What stings but isn’t caused by a Bee? Unfortunately it’s not any other insect bite either! In heavy contact sports a shoulder “stinger”, as they’re frequently referred too, are pretty common injuries… What’s a shoulder stinger you ask yourself?
A “stinger” (aka a burner) is defined by the stinging or burning pain that radiates down from the shoulder to the hand. It’s caused by an injury to the nerve supply of the upper arm either at the neck or the shoulder.
If you can imagine your nervous system as a tree, when there’s a large force acting on this tree at the trunk (neck) or one of its many branches (in the shoulder) you can experience altered or reduced sensations and movement further down the branches to the leaves (hand and fingers).
Playing contact sports such as rugby, whether it be league, union or AFL, the high speed that these men and women run at each other can be quite detrimental. I see this weekly as a Sports Physio at club rugby, a player will go shoulder first for a tackle and whether it’s from the contact with the other player or landing awkwardly onto their neck, the force and angle of impact causes the “stinger”. In most cases, the force depresses the shoulder and laterally rotates the neck away from the shoulder causing a stretch on the nerves.
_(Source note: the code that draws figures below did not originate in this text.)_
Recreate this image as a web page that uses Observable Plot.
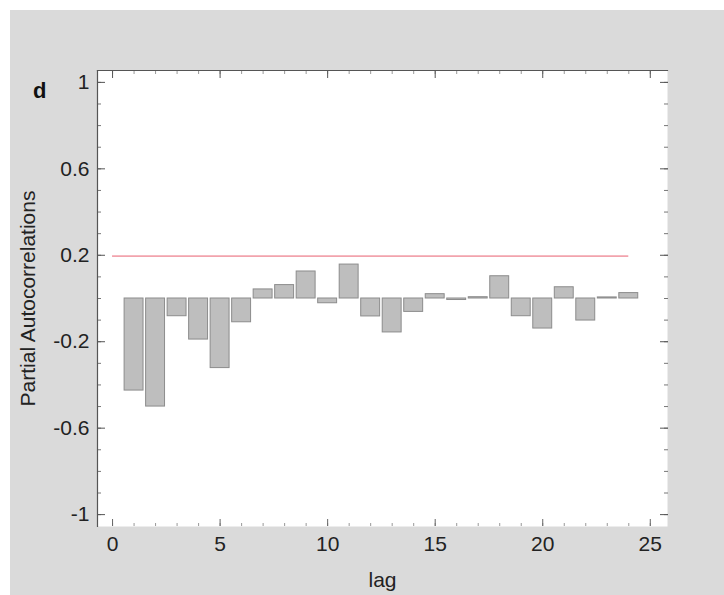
<!DOCTYPE html>
<html>
<head>
<meta charset="utf-8">
<script src="https://cdn.jsdelivr.net/npm/d3@7"></script>
<script src="https://cdn.jsdelivr.net/npm/@observablehq/plot@0.6"></script>
<style>
  html, body { margin: 0; padding: 0; background: #ffffff; }
  #wrap { position: absolute; left: 10px; top: 10px; width: 714px; height: 585px; background: #dadada; }
  #panel { position: absolute; left: 23px; top: 70px; font: bold 22px "Liberation Sans", Arial, sans-serif; color: #111; line-height: 1; }
</style>
</head>
<body>
<div id="wrap"><div id="panel">d</div></div>
<script>
// Data
const lags = [1, 2, 3, 4, 5, 6, 7, 8, 9, 10, 11, 12, 13, 14, 15, 16, 17, 18, 19, 20, 21, 22, 23, 24];
const pacf = [-0.426, -0.50, -0.082, -0.19, -0.322, -0.11, 0.042, 0.062, 0.125, -0.022, 0.157, -0.083,
              -0.157, -0.062, 0.02, -0.007, 0.006, 0.103, -0.082, -0.139, 0.052, -0.102, 0.005, 0.025];
const ciLevel = 0.196;
const ciFromLag = 0;
const ciToLag = 24;
const xTicks = [0, 5, 10, 15, 20, 25];
const yTicks = [-1, -0.6, -0.2, 0.2, 0.6, 1];
const yMinorTicks = d3.range(-10, 11).map(i => i / 10);
const xMinorTicks = d3.range(0, 26);

const data = lags.map((lag, i) => ({lag, value: pacf[i]}));
const halfWidth = 0.44;

const chart = Plot.plot({
  width: 714,
  height: 585,
  marginLeft: 87,
  marginRight: 57,
  marginTop: 60,
  marginBottom: 69,
  style: {background: "transparent", fontFamily: "'Liberation Sans', Arial, sans-serif", fontSize: "21px", color: "#222"},
  x: {domain: [-0.7, 25.8]},
  y: {domain: [-1.055, 1.055]},
  marks: [
    Plot.frame({fill: "white", stroke: "none"}),
    Plot.rect(data, {
      x1: d => d.lag - halfWidth,
      x2: d => d.lag + halfWidth,
      y1: 0,
      y2: "value",
      fill: "#bebebe",
      stroke: "#8c8c8c",
      strokeWidth: 1
    }),
    Plot.ruleY([ciLevel], {x1: ciFromLag, x2: ciToLag, stroke: "#f2a3ad", strokeWidth: 1.6}),
    // inward minor ticks
    Plot.axisY(yMinorTicks, {anchor: "left", tickSize: -4, fill: "none", label: null, stroke: "#777"}),
    Plot.axisY(yMinorTicks, {anchor: "right", tickSize: -4, fill: "none", label: null, stroke: "#777"}),
    Plot.axisY(yTicks, {anchor: "left", tickSize: -8, fill: "none", label: null, stroke: "#555"}),
    Plot.axisY(yTicks, {anchor: "right", tickSize: -8, fill: "none", label: null, stroke: "#555"}),
    Plot.axisX(xMinorTicks, {anchor: "bottom", tickSize: -3, fill: "none", label: null, stroke: "#999"}),
    Plot.axisX(xMinorTicks, {anchor: "top", tickSize: -3, fill: "none", label: null, stroke: "#999"}),
    Plot.axisX(xTicks, {anchor: "bottom", tickSize: -7, fill: "none", label: null, stroke: "#666"}),
    Plot.axisX(xTicks, {anchor: "top", tickSize: -7, fill: "none", label: null, stroke: "#555"}),
    // labels
    Plot.axisY(yTicks, {anchor: "left", tickSize: 0, tickPadding: 8, tickFormat: d => String(d),
      label: "Partial Autocorrelations", labelAnchor: "center", labelOffset: 77, labelArrow: "none"}),
    Plot.axisX(xTicks, {anchor: "bottom", tickSize: 0, tickPadding: 10, tickFormat: d => String(d),
      label: "lag", labelAnchor: "center", labelOffset: 60, labelArrow: "none"}),
    Plot.frame({anchor: "left", stroke: "#555", strokeWidth: 1.2}),
    Plot.frame({anchor: "top", stroke: "#555", strokeWidth: 1.2})
  ]
});
document.getElementById("wrap").appendChild(chart);
</script>
</body>
</html>
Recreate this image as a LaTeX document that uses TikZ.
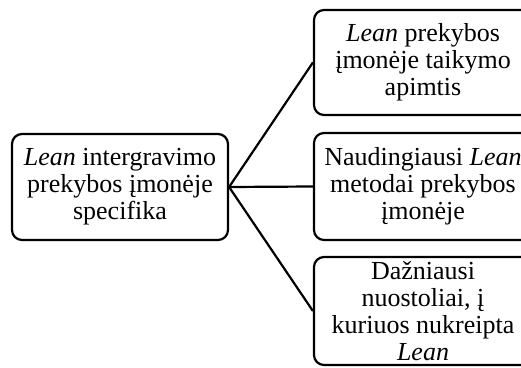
\documentclass[tikz,border=0pt]{standalone}
\usepackage{fontspec}
\setmainfont{Liberation Serif}
\begin{document}
\begin{tikzpicture}[x=1pt,y=1pt,
  box/.style={draw,line width=2.2pt,rounded corners=10pt,inner sep=0pt,align=center,
    font=\fontsize{26}{27}\selectfont},
  conn/.style={line width=2.2pt}]
\useasboundingbox (0,0) rectangle (521,367);
\begin{scope}
\clip (0,0) rectangle (521,367);
\node[box,minimum width=216pt,minimum height=106pt] (L) at (120,180) {\textit{Lean} intergravimo\\prekybos įmonėje\\specifika};
\node[box,minimum width=218pt,minimum height=105pt] (R1) at (423,304.5) {\textit{Lean} prekybos\\įmonėje taikymo\\apimtis};
\node[box,minimum width=218pt,minimum height=107pt] (R2) at (423,180.5) {Naudingiausi \textit{Lean}\\metodai prekybos\\įmonėje};
\node[box,minimum width=218pt,minimum height=108pt] (R3) at (423,56) {Dažniausi\\nuostoliai, į\\kuriuos nukreipta\\\textit{Lean}};
\draw[conn] (L.east) -- (R1.west);
\draw[conn] (L.east) -- (R2.west);
\draw[conn] (L.east) -- (R3.west);
\end{scope}
\end{tikzpicture}
\end{document}
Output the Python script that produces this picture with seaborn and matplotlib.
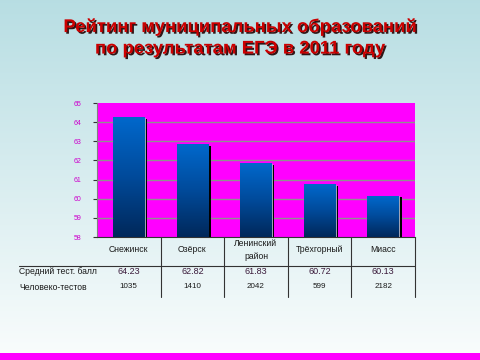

The player usually appears on the field cradling their injured shoulder. More often than not I’ll have to run on the field for a quick assessment to ensure not more serious damage has been done. Frequently players will describe their symptoms as any of the following:
– A burning or electric shock shooting down their arm
– Temporary weakness/numbness in the arm
– Occasionally feel a warm sensation
Stingers and burners are relatively harmless with only temporary symptoms that resolve quickly from a few seconds to a few minutes. If you’ve experienced a shoulder stinger or recurrent stingers and your symptoms haven’t settled immediately it might be due to other soft tissue injuries in the area, or damage to the surrounding nerves causing nerve pain.